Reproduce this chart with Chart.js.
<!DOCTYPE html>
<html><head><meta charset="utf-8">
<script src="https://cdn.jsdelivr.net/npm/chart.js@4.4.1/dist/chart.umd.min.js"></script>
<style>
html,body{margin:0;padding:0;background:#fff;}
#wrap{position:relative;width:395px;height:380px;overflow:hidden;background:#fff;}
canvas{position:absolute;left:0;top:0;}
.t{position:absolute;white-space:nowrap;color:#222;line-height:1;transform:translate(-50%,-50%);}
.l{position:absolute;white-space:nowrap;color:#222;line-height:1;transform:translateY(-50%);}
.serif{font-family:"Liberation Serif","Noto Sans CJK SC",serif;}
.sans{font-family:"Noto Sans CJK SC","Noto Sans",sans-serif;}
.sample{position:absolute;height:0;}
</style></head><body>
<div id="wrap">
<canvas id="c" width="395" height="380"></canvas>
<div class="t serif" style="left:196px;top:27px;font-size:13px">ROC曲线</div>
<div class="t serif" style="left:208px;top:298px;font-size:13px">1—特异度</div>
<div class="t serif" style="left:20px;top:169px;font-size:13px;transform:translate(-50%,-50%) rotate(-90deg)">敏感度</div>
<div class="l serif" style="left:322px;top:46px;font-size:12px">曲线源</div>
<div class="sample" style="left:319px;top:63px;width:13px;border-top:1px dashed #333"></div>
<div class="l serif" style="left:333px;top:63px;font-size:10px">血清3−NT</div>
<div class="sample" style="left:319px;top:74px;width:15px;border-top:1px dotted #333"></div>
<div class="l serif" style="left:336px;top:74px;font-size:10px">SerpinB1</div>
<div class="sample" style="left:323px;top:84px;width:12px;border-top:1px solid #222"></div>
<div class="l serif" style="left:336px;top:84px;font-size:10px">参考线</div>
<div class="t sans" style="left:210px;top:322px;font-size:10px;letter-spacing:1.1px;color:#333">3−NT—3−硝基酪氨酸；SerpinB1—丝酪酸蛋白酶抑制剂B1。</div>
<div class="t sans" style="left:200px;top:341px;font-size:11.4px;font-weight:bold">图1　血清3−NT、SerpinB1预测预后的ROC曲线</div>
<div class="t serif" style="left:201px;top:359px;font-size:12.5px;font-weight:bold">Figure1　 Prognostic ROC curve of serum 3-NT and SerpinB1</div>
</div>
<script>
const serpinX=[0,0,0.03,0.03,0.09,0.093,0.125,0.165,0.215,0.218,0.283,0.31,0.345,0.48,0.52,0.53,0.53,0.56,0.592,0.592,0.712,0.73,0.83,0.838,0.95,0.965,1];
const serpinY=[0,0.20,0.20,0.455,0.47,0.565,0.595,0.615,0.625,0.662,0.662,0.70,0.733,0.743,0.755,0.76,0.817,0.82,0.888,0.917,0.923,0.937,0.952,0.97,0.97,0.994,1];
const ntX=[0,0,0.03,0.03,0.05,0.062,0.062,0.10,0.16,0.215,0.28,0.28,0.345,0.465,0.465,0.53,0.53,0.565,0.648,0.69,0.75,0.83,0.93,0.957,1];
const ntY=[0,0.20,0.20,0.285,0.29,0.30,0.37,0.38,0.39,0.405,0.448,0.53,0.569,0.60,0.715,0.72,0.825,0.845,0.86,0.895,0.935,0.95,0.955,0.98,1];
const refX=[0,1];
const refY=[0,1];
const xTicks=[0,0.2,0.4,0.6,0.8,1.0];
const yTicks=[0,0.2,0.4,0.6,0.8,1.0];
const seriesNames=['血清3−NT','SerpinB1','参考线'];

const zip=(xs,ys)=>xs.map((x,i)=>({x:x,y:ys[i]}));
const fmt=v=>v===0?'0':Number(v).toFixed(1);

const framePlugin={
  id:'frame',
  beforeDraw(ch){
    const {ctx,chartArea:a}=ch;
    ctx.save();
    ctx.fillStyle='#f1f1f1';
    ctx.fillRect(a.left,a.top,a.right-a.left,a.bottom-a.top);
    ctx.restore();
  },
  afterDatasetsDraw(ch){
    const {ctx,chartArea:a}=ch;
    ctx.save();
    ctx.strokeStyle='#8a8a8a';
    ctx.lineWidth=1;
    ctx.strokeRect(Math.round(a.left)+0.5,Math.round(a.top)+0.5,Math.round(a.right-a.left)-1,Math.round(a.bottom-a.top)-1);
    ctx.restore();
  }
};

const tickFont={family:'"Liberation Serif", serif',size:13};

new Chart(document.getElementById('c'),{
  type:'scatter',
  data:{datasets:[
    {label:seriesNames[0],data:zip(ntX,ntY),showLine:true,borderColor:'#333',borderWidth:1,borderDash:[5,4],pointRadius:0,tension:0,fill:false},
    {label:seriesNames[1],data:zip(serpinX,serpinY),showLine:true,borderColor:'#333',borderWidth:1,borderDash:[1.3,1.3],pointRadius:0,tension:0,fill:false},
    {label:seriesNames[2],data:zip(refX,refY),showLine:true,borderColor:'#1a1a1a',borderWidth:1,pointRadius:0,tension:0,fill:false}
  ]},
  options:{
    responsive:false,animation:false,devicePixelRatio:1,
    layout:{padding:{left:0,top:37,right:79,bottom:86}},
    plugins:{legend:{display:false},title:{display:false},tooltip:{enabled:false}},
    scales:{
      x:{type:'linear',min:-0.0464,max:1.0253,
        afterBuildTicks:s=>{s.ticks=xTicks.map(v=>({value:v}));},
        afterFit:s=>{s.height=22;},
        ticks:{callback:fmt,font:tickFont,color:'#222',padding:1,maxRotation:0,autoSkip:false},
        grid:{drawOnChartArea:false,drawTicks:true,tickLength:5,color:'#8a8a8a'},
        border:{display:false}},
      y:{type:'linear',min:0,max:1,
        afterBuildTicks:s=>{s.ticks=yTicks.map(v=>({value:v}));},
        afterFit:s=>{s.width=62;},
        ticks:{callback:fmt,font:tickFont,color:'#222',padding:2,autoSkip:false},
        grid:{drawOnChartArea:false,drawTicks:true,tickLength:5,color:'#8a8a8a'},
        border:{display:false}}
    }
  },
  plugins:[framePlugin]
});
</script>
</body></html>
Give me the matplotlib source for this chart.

> [Given request]: Would you reproduce all the entries exactly?

> [Result for this task]:
Reproduce this chart with Chart.js.
<!DOCTYPE html>
<html><head><meta charset="utf-8">
<script src="https://cdn.jsdelivr.net/npm/chart.js@4.4.1/dist/chart.umd.min.js"></script>
<style>
html,body{margin:0;padding:0;background:#fff;}
#wrap{position:relative;width:395px;height:380px;overflow:hidden;background:#fff;}
canvas{position:absolute;left:0;top:0;}
.t{position:absolute;white-space:nowrap;color:#222;line-height:1;transform:translate(-50%,-50%);}
.l{position:absolute;white-space:nowrap;color:#222;line-height:1;transform:translateY(-50%);}
.serif{font-family:"Liberation Serif","Noto Sans CJK SC",serif;}
.sans{font-family:"Noto Sans CJK SC","Noto Sans",sans-serif;}
.sample{position:absolute;height:0;}
</style></head><body>
<div id="wrap">
<canvas id="c" width="395" height="380"></canvas>
<div class="t serif" style="left:196px;top:27px;font-size:13px">ROC曲线</div>
<div class="t serif" style="left:208px;top:298px;font-size:13px">1—特异度</div>
<div class="t serif" style="left:20px;top:169px;font-size:13px;transform:translate(-50%,-50%) rotate(-90deg)">敏感度</div>
<div class="l serif" style="left:322px;top:46px;font-size:12px">曲线源</div>
<div class="sample" style="left:319px;top:63px;width:13px;border-top:1px dashed #333"></div>
<div class="l serif" style="left:333px;top:63px;font-size:10px">血清3−NT</div>
<div class="sample" style="left:319px;top:74px;width:15px;border-top:1px dotted #333"></div>
<div class="l serif" style="left:336px;top:74px;font-size:10px">SerpinB1</div>
<div class="sample" style="left:323px;top:84px;width:12px;border-top:1px solid #222"></div>
<div class="l serif" style="left:336px;top:84px;font-size:10px">参考线</div>
<div class="t sans" style="left:210px;top:322px;font-size:10px;letter-spacing:1.1px;color:#333">3−NT—3−硝基酪氨酸；SerpinB1—丝酪酸蛋白酶抑制剂B1。</div>
<div class="t sans" style="left:200px;top:341px;font-size:11.4px;font-weight:bold">图1　血清3−NT、SerpinB1预测预后的ROC曲线</div>
<div class="t serif" style="left:201px;top:359px;font-size:12.5px;font-weight:bold">Figure1　 Prognostic ROC curve of serum 3-NT and SerpinB1</div>
</div>
<script>
const serpinX=[0,0,0.03,0.03,0.09,0.093,0.125,0.165,0.215,0.218,0.283,0.31,0.345,0.48,0.52,0.53,0.53,0.56,0.592,0.592,0.712,0.73,0.83,0.838,0.95,0.965,1];
const serpinY=[0,0.20,0.20,0.455,0.47,0.565,0.595,0.615,0.625,0.662,0.662,0.70,0.733,0.743,0.755,0.76,0.817,0.82,0.888,0.917,0.923,0.937,0.952,0.97,0.97,0.994,1];
const ntX=[0,0,0.03,0.03,0.05,0.062,0.062,0.10,0.16,0.215,0.28,0.28,0.345,0.465,0.465,0.53,0.53,0.565,0.648,0.69,0.75,0.83,0.93,0.957,1];
const ntY=[0,0.20,0.20,0.285,0.29,0.30,0.37,0.38,0.39,0.405,0.448,0.53,0.569,0.60,0.715,0.72,0.825,0.845,0.86,0.895,0.935,0.95,0.955,0.98,1];
const refX=[0,1];
const refY=[0,1];
const xTicks=[0,0.2,0.4,0.6,0.8,1.0];
const yTicks=[0,0.2,0.4,0.6,0.8,1.0];
const seriesNames=['血清3−NT','SerpinB1','参考线'];

const zip=(xs,ys)=>xs.map((x,i)=>({x:x,y:ys[i]}));
const fmt=v=>v===0?'0':Number(v).toFixed(1);

const framePlugin={
  id:'frame',
  beforeDraw(ch){
    const {ctx,chartArea:a}=ch;
    ctx.save();
    ctx.fillStyle='#f1f1f1';
    ctx.fillRect(a.left,a.top,a.right-a.left,a.bottom-a.top);
    ctx.restore();
  },
  afterDatasetsDraw(ch){
    const {ctx,chartArea:a}=ch;
    ctx.save();
    ctx.strokeStyle='#8a8a8a';
    ctx.lineWidth=1;
    ctx.strokeRect(Math.round(a.left)+0.5,Math.round(a.top)+0.5,Math.round(a.right-a.left)-1,Math.round(a.bottom-a.top)-1);
    ctx.restore();
  }
};

const tickFont={family:'"Liberation Serif", serif',size:13};

new Chart(document.getElementById('c'),{
  type:'scatter',
  data:{datasets:[
    {label:seriesNames[0],data:zip(ntX,ntY),showLine:true,borderColor:'#333',borderWidth:1,borderDash:[5,4],pointRadius:0,tension:0,fill:false},
    {label:seriesNames[1],data:zip(serpinX,serpinY),showLine:true,borderColor:'#333',borderWidth:1,borderDash:[1.3,1.3],pointRadius:0,tension:0,fill:false},
    {label:seriesNames[2],data:zip(refX,refY),showLine:true,borderColor:'#1a1a1a',borderWidth:1,pointRadius:0,tension:0,fill:false}
  ]},
  options:{
    responsive:false,animation:false,devicePixelRatio:1,
    layout:{padding:{left:0,top:37,right:79,bottom:86}},
    plugins:{legend:{display:false},title:{display:false},tooltip:{enabled:false}},
    scales:{
      x:{type:'linear',min:-0.0464,max:1.0253,
        afterBuildTicks:s=>{s.ticks=xTicks.map(v=>({value:v}));},
        afterFit:s=>{s.height=22;},
        ticks:{callback:fmt,font:tickFont,color:'#222',padding:1,maxRotation:0,autoSkip:false},
        grid:{drawOnChartArea:false,drawTicks:true,tickLength:5,color:'#8a8a8a'},
        border:{display:false}},
      y:{type:'linear',min:0,max:1,
        afterBuildTicks:s=>{s.ticks=yTicks.map(v=>({value:v}));},
        afterFit:s=>{s.width=62;},
        ticks:{callback:fmt,font:tickFont,color:'#222',padding:2,autoSkip:false},
        grid:{drawOnChartArea:false,drawTicks:true,tickLength:5,color:'#8a8a8a'},
        border:{display:false}}
    }
  },
  plugins:[framePlugin]
});
</script>
</body></html>
Give me the matplotlib source for this chart.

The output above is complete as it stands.